Leaving out every picture, retype the lines below from the top through the one that contains "CartesianGrid, XAxis, YAxis".
>> START Stored data
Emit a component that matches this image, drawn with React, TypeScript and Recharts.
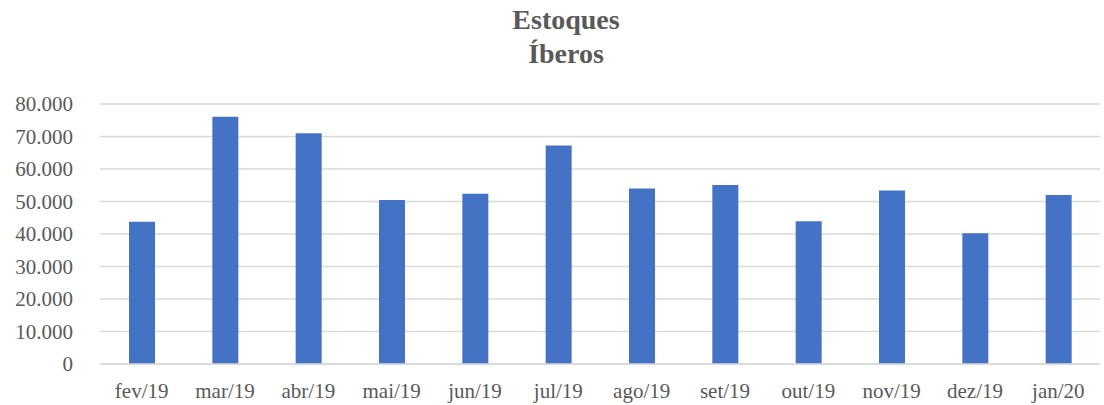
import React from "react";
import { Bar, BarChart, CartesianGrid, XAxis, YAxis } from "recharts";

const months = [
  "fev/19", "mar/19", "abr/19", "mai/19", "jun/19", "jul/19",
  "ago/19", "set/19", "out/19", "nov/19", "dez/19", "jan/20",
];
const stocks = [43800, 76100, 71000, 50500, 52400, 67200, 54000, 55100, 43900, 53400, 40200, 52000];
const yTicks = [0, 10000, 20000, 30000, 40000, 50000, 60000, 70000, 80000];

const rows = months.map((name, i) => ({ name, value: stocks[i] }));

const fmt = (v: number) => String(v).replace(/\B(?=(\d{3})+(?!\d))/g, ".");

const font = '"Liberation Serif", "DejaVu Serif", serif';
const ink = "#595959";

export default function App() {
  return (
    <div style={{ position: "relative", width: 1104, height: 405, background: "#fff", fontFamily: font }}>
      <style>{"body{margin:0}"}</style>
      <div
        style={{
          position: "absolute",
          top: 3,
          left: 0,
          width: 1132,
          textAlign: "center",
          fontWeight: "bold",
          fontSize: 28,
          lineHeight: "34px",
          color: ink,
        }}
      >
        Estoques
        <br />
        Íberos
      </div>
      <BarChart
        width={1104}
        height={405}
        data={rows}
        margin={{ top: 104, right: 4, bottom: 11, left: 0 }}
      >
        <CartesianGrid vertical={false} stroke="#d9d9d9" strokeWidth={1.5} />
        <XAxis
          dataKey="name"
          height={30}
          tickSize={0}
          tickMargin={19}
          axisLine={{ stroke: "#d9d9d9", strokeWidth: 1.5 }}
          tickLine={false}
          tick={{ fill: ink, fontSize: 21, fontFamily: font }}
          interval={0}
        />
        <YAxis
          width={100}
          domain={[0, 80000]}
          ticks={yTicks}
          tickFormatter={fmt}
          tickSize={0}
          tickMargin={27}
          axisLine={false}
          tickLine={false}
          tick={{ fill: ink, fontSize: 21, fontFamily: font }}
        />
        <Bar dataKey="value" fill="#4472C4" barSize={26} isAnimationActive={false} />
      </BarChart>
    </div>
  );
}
>> END Stored data
## [The completed task]
Emit a component that matches this image, drawn with React, TypeScript and Recharts.
import React from "react";
import { Bar, BarChart, CartesianGrid, XAxis, YAxis } from "recharts";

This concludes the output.